Professor Brunckhorst is the Director of UNE’s Institute for Rural Futures (IRF) and the Director of the UNESCO Institute for Bioregional Resource Management. His work on “bioregional planning” developed in part from a land management and conservation project in South Australia’s Murray Riverland that involved collaborations across 9,000 square kilometers of grazing and public land representing nine different tenure types. The project, known as “Bookmark Biosphere”, was highlighted as a case study in Jared Diamond’s recent book Collapse.

This led to projects in Australia and overseas, including a cross-property grazing and conservation experiment on the New England Tablelands described in Re-inventing the Common (Federation Press, 2003) and a project with collaborating groups of ranchers and the US Bureaus of Land Management and National Forests in Idaho and Montana that involved the reintroduction of wolves.

“The Lava Lake Land and Livestock group in southern Idaho, for example, manages almost 760,000 acres of public and private land for sheep and cattle ranching, conservation, and river restoration,” Professor Brunckhorst said. “A component of the conservation and stream restoration has included reintroduction of the wolf – along with adopting new ways of managing livestock grazing to avoid the wolves.” (These management strategies include keeping stock in tight groups, giving them long grazing rotations, and protecting them at night with temporary electric fencing.)

“The wolves keep large native herbivores such as elk from ‘camping’ on – and degrading – stream-side vegetation,” he explained, “and, to everyone’s delight, livestock losses to wolves have been insignificant with the use of different grazing management techniques. However, some of the keys to success include good communication, planning, and clear rules of engagement designed – and upheld – by all the collaborating parties.”

Professor Brunckhorst recently visited some of the collaborating ranches. “The ranchers had adapted well to managing their stock differently,” he said, “and were pleased with the way their streams and wetlands were regenerating as a result of the reintroduction of wolves.”

Karen Launchbaugh, Professor of Rangeland Ecology and Management at the University of Idaho, and Dr Mike Scott, Leader of the Federal US Fish and Wildlife Service research program, said: “The Australian-based IRF and Professor Brunckhorst lead the world in this kind of truly groundbreaking research. Having searched far and wide, we know of no other visionary and insightful amalgamation of applied research into useable policy and practical application for our rangelands.”

The European Union and Canada, as well as the United States, are interested in another IRF innovation: the "eco-civic" methodology for delineating regional boundaries. This is a mapping technique that couples rural residents’ understanding of their “community of interest”, social interactions and local landscape with the ecological resource base of each region.
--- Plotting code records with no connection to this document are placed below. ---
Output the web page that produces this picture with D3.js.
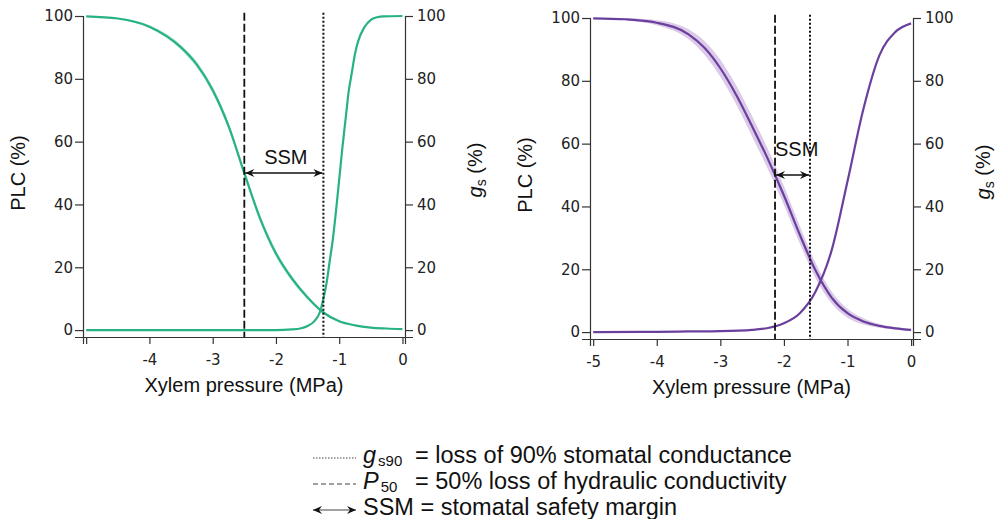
<!DOCTYPE html>
<html>
<head>
<meta charset="utf-8">
<script src="https://cdn.jsdelivr.net/npm/d3@7"></script>
<style>
  body { margin: 0; background: #fff; }
  svg { display: block; }
  .tick text { font-family: "DejaVu Sans", Verdana, sans-serif; font-size: 15px; fill: #222; }
  .tick line, .domain { stroke: #333; stroke-width: 1.2; }
  .title { font-family: "Liberation Sans", Arial, sans-serif; font-size: 20px; fill: #111; }
  .legend { font-family: "Liberation Sans", Arial, sans-serif; font-size: 23.5px; fill: #111; }
</style>
</head>
<body>
<svg id="chart" width="997" height="519"></svg>
<script>
// pressure grid (MPa) used by the PLC curves
var pressure = [-5, -4.5, -4, -3.5, -3.25, -3, -2.75, -2.5, -2.25, -2, -1.75, -1.5, -1.25, -1, -0.75, -0.5, -0.25, 0];

// left panel (green)
var plcLeft = [99.9, 99.2, 96.6, 90, 84.5, 76.4, 65, 50, 35.5, 24.4, 16.5, 10.4, 5.6, 2.8, 1.5, 0.8, 0.5, 0.3];
var plcSpreadLeft = [0, 0.2, 0.5, 0.8, 1, 1.1, 1.2, 1.2, 1.2, 1.1, 0.9, 0.7, 0.5, 0.3, 0.2, 0.1, 0.1, 0];
var gsPressureLeft = [-5, -2, -1.75, -1.6, -1.5, -1.4, -1.3, -1.25, -1.2, -1.15, -1.1, -1.05, -1, -0.95, -0.9, -0.85, -0.8, -0.75, -0.7, -0.6, -0.5, -0.4, -0.3, 0];
var gsLeft = [0, 0, 0.2, 0.6, 1.3, 2.7, 6, 10, 15, 22, 29, 38, 48, 58, 67, 76, 82, 88, 92, 96.5, 98.8, 99.6, 99.9, 100];
var p50Left = -2.5, gs90Left = -1.25;

// right panel (purple)
var plcRight = [99.9, 99.6, 98.5, 94.8, 90.5, 84, 75.5, 65.5, 55, 43.5, 31, 19.5, 11, 6, 3.4, 2, 1.2, 0.7];
var plcSpreadRight = [0, 0.3, 0.8, 1.6, 2.2, 2.7, 3, 3.2, 3.2, 3, 2.8, 2.4, 1.9, 1.4, 1, 0.6, 0.4, 0.3];
var gsPressureRight = [-5, -4, -3.5, -3, -2.5, -2.25, -2, -1.75, -1.5, -1.25, -1, -0.75, -0.5, -0.25, 0];
var gsRight = [0, 0.1, 0.2, 0.3, 0.7, 1.3, 2.8, 6, 13, 26, 48, 71, 88, 95.5, 98.3];
var p50Right = -2.14, gs90Right = -1.59;

// axis ticks
var xTicks = [-5, -4, -3, -2, -1, 0];
var xTickLabelsLeft = ["", "-4", "-3", "-2", "-1", "0"];
var xTickLabelsRight = ["-5", "-4", "-3", "-2", "-1", "0"];
var yTicks = [0, 20, 40, 60, 80, 100];

var svg = d3.select("#chart");

var defs = svg.append("defs");
defs.append("marker")
    .attr("id", "arrow")
    .attr("viewBox", "-10 -5 10 10")
    .attr("refX", 0).attr("refY", 0)
    .attr("markerWidth", 10).attr("markerHeight", 10)
    .attr("markerUnits", "userSpaceOnUse")
    .attr("orient", "auto-start-reverse")
    .append("path")
    .attr("d", "M0,0L-9,-4L-6,0L-9,4Z")
    .attr("fill", "#111");

function panel(opt) {
    var x = d3.scaleLinear().domain([-5.05, opt.xMax]).range(opt.xRange);
    var y = d3.scaleLinear().domain([-2.2, 100]).range(opt.yRange);
    var g = svg.append("g");
    var bottom = opt.yRange[0];

    // axes
    g.append("g")
        .attr("transform", "translate(0," + bottom + ")")
        .call(d3.axisBottom(x).tickValues(xTicks).tickSizeOuter(0).tickSize(7).tickPadding(10)
            .tickFormat(function (d, i) { return opt.xLabels[i]; }));
    g.append("g")
        .attr("transform", "translate(" + opt.xRange[0] + ",0)")
        .call(d3.axisLeft(y).tickValues(yTicks).tickSizeOuter(0).tickSize(8).tickPadding(2));
    g.append("g")
        .attr("transform", "translate(" + opt.xRange[1] + ",0)")
        .call(d3.axisRight(y).tickValues(yTicks).tickSizeOuter(0).tickSize(8).tickPadding(4));

    // PLC confidence band
    var band = d3.area()
        .x(function (d, i) { return x(pressure[i]); })
        .y0(function (d, i) { return y(Math.max(0, d - opt.spread[i])); })
        .y1(function (d, i) { return y(Math.min(100, d + opt.spread[i])); })
        .curve(d3.curveMonotoneX);
    g.append("path").datum(opt.plc).attr("d", band).attr("fill", opt.bandColor);

    var line = d3.line().curve(d3.curveMonotoneX);
    g.append("path")
        .datum(opt.plc.map(function (v, i) { return [x(pressure[i]), y(v)]; }))
        .attr("d", line).attr("fill", "none").attr("stroke", opt.color).attr("stroke-width", 2.2);
    g.append("path")
        .datum(opt.gs.map(function (v, i) { return [x(opt.gsX[i]), y(v)]; }))
        .attr("d", line).attr("fill", "none").attr("stroke", opt.color).attr("stroke-width", 2.2);

    // P50 and gs90 markers
    g.append("line")
        .attr("x1", x(opt.p50)).attr("x2", x(opt.p50))
        .attr("y1", y(101)).attr("y2", bottom)
        .attr("stroke", "#111").attr("stroke-width", 1.8).attr("stroke-dasharray", "8,3");
    g.append("line")
        .attr("x1", x(opt.gs90)).attr("x2", x(opt.gs90))
        .attr("y1", y(101)).attr("y2", bottom)
        .attr("stroke", "#111").attr("stroke-width", 2).attr("stroke-dasharray", "2,2");

    // safety margin arrow
    g.append("line")
        .attr("x1", x(opt.p50) + 1).attr("x2", x(opt.gs90) - 1)
        .attr("y1", y(50)).attr("y2", y(50))
        .attr("stroke", "#111").attr("stroke-width", 1.4)
        .attr("marker-start", "url(#arrow)").attr("marker-end", "url(#arrow)");
    g.append("text").attr("class", "title")
        .attr("x", opt.ssmAnchor === "middle" ? x((opt.p50 + opt.gs90) / 2) + 2 : x(opt.p50))
        .attr("y", opt.ssmY)
        .attr("text-anchor", opt.ssmAnchor)
        .text("SSM");

    // titles
    g.append("text").attr("class", "title")
        .attr("x", (opt.xRange[0] + opt.xRange[1]) / 2)
        .attr("y", bottom + 55)
        .attr("text-anchor", "middle")
        .text("Xylem pressure (MPa)");
    g.append("text").attr("class", "title")
        .attr("transform", "translate(" + opt.plcTitleX + "," + y(50) + ") rotate(-90)")
        .attr("text-anchor", "middle")
        .text("PLC (%)");
    var gt = g.append("text").attr("class", "title")
        .attr("transform", "translate(" + (opt.xRange[1] + 77) + "," + (y(50) - 3) + ") rotate(-90)")
        .attr("text-anchor", "middle");
    gt.append("tspan").attr("font-style", "italic").text("g");
    gt.append("tspan").attr("font-size", "14px").attr("dy", 4).text("s");
    gt.append("tspan").attr("dy", -4).text(" (%)");
}

panel({
    xRange: [83, 405], yRange: [337, 16], xMax: 0.04,
    xLabels: xTickLabelsLeft,
    plc: plcLeft, spread: plcSpreadLeft, gsX: gsPressureLeft, gs: gsLeft,
    p50: p50Left, gs90: gs90Left,
    color: "#27b286", bandColor: "#c9ecdf",
    ssmAnchor: "middle", ssmY: 164,
    plcTitleX: 25
});

panel({
    xRange: [590, 913], yRange: [339, 18], xMax: 0.03,
    xLabels: xTickLabelsRight,
    plc: plcRight, spread: plcSpreadRight, gsX: gsPressureRight, gs: gsRight,
    p50: p50Right, gs90: gs90Right,
    color: "#6a3f9e", bandColor: "#dccbe8",
    ssmAnchor: "start", ssmY: 156,
    plcTitleX: 532
});

// legend
var legendRows = [
    { y: 463, dash: "1.5,1.5", sym: "g", sub: "s90", text: "= loss of 90% stomatal conductance" },
    { y: 489, dash: "5,3", sym: "P", sub: "50", text: "= 50% loss of hydraulic conductivity" },
    { y: 515, dash: null, sym: null, sub: null, text: "SSM = stomatal safety margin" }
];
var leg = svg.append("g");
legendRows.forEach(function (r) {
    var ly = r.y - 5;
    var l = leg.append("line")
        .attr("x1", 313).attr("x2", 356).attr("y1", ly).attr("y2", ly)
        .attr("stroke", "#444").attr("stroke-width", 1.2);
    if (r.dash) l.attr("stroke-dasharray", r.dash);
    else l.attr("marker-start", "url(#arrow)").attr("marker-end", "url(#arrow)");
    if (r.sym) {
        var t = leg.append("text").attr("class", "legend").attr("x", 363).attr("y", r.y);
        t.append("tspan").attr("font-style", "italic").text(r.sym);
        t.append("tspan").attr("font-size", "15px").attr("dy", 3).attr("dx", 2).text(r.sub);
        leg.append("text").attr("class", "legend").attr("x", 415).attr("y", r.y).text(r.text);
    } else {
        leg.append("text").attr("class", "legend").attr("x", 363).attr("y", r.y).text(r.text);
    }
});
</script>
</body>
</html>
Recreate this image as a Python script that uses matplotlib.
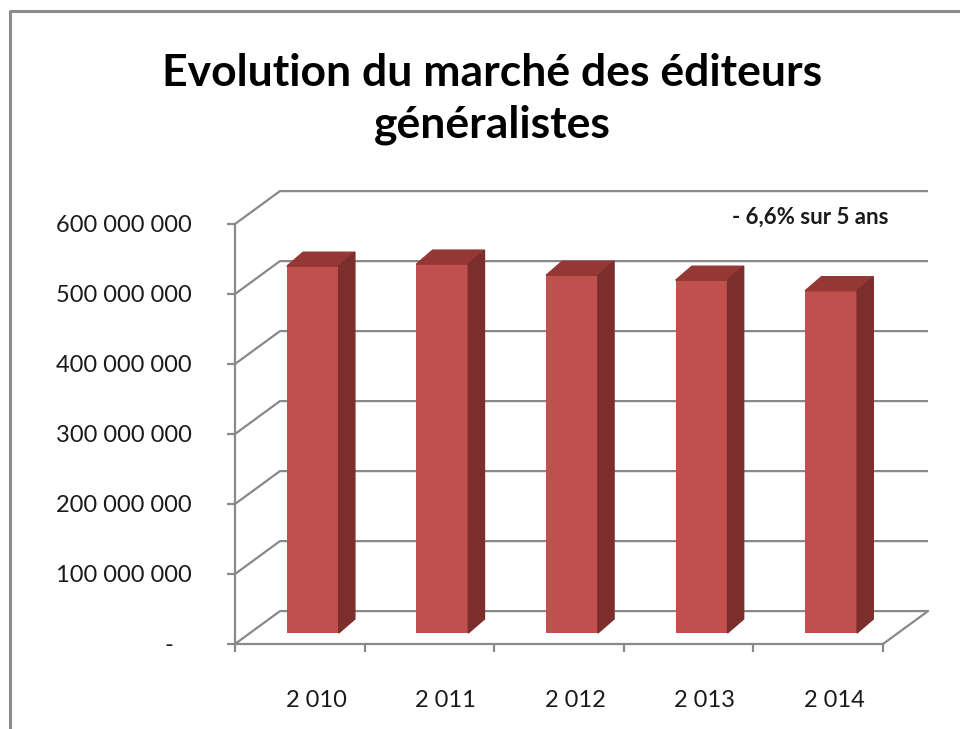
import matplotlib.pyplot as plt
from matplotlib.patches import Polygon
from matplotlib.lines import Line2D

# data (in euros)
years = ["2 010", "2 011", "2 012", "2 013", "2 014"]
values = [524e6, 527e6, 511e6, 504e6, 489e6]
yticks = [0, 100e6, 200e6, 300e6, 400e6, 500e6, 600e6]
ytick_labels = ["-   ", "100 000 000", "200 000 000", "300 000 000",
                "400 000 000", "500 000 000", "600 000 000"]

plt.rcParams['font.family'] = ['Lato', 'DejaVu Sans']

W, H = 960, 729
fig = plt.figure(figsize=(9.6, 7.29), dpi=100)
fig.patch.set_facecolor("white")

# front plane of the 3D box
ax = fig.add_axes([235 / W, (H - 644) / H, 648 / W, 420 / H])
n = len(values)
ax.set_xlim(0, n)
ax.set_ylim(0, 600e6)

grid = "#898989"
# depth of the box (wall) and of the bars, in data units
DX, DY = 0.347, 47e6
BX, BY = 0.10, 15.7e6
BW = 0.40
DDX, DDY = 0.125, 20e6

# back wall + side wall gridlines
for v in yticks:
    ax.plot([0, DX, n + DX], [v, v + DY, v + DY], color=grid, lw=1.6,
            clip_on=False, zorder=1, solid_capstyle="butt")
# floor right edge
ax.plot([n, n + DX], [0, DY], color=grid, lw=1.6, clip_on=False, zorder=1)

front = "#C0504D"
top = "#953735"
side = "#7B2E2C"
xs = [i + 0.5 - BW / 2 + BX for i in range(n)]
ax.bar(xs, values, width=BW, bottom=BY, align="edge", color=front,
       zorder=3, clip_on=False)
for x0, v in zip(xs, values):
    t = v + BY
    ax.add_patch(Polygon([(x0, t), (x0 + BW, t), (x0 + BW + DDX, t + DDY),
                          (x0 + DDX, t + DDY)], closed=True, color=top,
                         zorder=3, clip_on=False))
    ax.add_patch(Polygon([(x0 + BW, BY), (x0 + BW + DDX, BY + DDY),
                          (x0 + BW + DDX, t + DDY), (x0 + BW, t)],
                         closed=True, color=side, zorder=3, clip_on=False))

# axes styling
for s in ["top", "right"]:
    ax.spines[s].set_visible(False)
for s in ["left", "bottom"]:
    ax.spines[s].set_color(grid)
    ax.spines[s].set_linewidth(1.6)
ax.set_facecolor("none")

ax.set_yticks(yticks)
ax.set_yticklabels(ytick_labels)
ax.tick_params(axis="y", length=6, width=1.6, color=grid, pad=25,
               labelsize=17, labelcolor="#1a1a1a")

ax.set_xticks(range(n + 1))
ax.set_xticklabels([])
ax.set_xticks([i + 0.625 for i in range(n)], minor=True)
ax.set_xticklabels(years, minor=True)
ax.tick_params(axis="x", which="major", length=6, width=1.6, color=grid)
ax.tick_params(axis="x", which="minor", length=0, pad=33, labelsize=17,
               labelcolor="#1a1a1a")

ax.text(888 / W, 1 - 217 / H, "- 6,6% sur 5 ans", transform=fig.transFigure,
        ha="right", va="center", fontsize=16, fontweight="bold",
        color="#1a1a1a")

fig.text(492 / W, 1 - 99 / H,
         "Evolution du marché des éditeurs\ngénéralistes",
         ha="center", va="center", fontsize=32, fontweight="bold",
         linespacing=1.32, color="black")

# chart area border
fig.add_artist(Line2D([10 / W, 10 / W, 1], [0, 1 - 11 / H, 1 - 11 / H],
                      transform=fig.transFigure, color="#8c8c8c", lw=2.2))

fig.savefig("out.png", dpi=100)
This allows local and regional boundaries to be drawn around areas of highest collective interest to residents and communities while incorporating a common resource base.

The “communities of interest” component of an “eco-civic” regionalisation plan for NSW, developed at IRF, has already been used as input to a revision of NSW State electoral areas. “More effective local government areas nested in natural resource management and regional planning regions could also be designed,” Professor Brunckhorst said. “Canadian and European officials have recognised important implications in this scheme for designing more efficient and effective government service delivery in regional planning, natural resources management, and community services.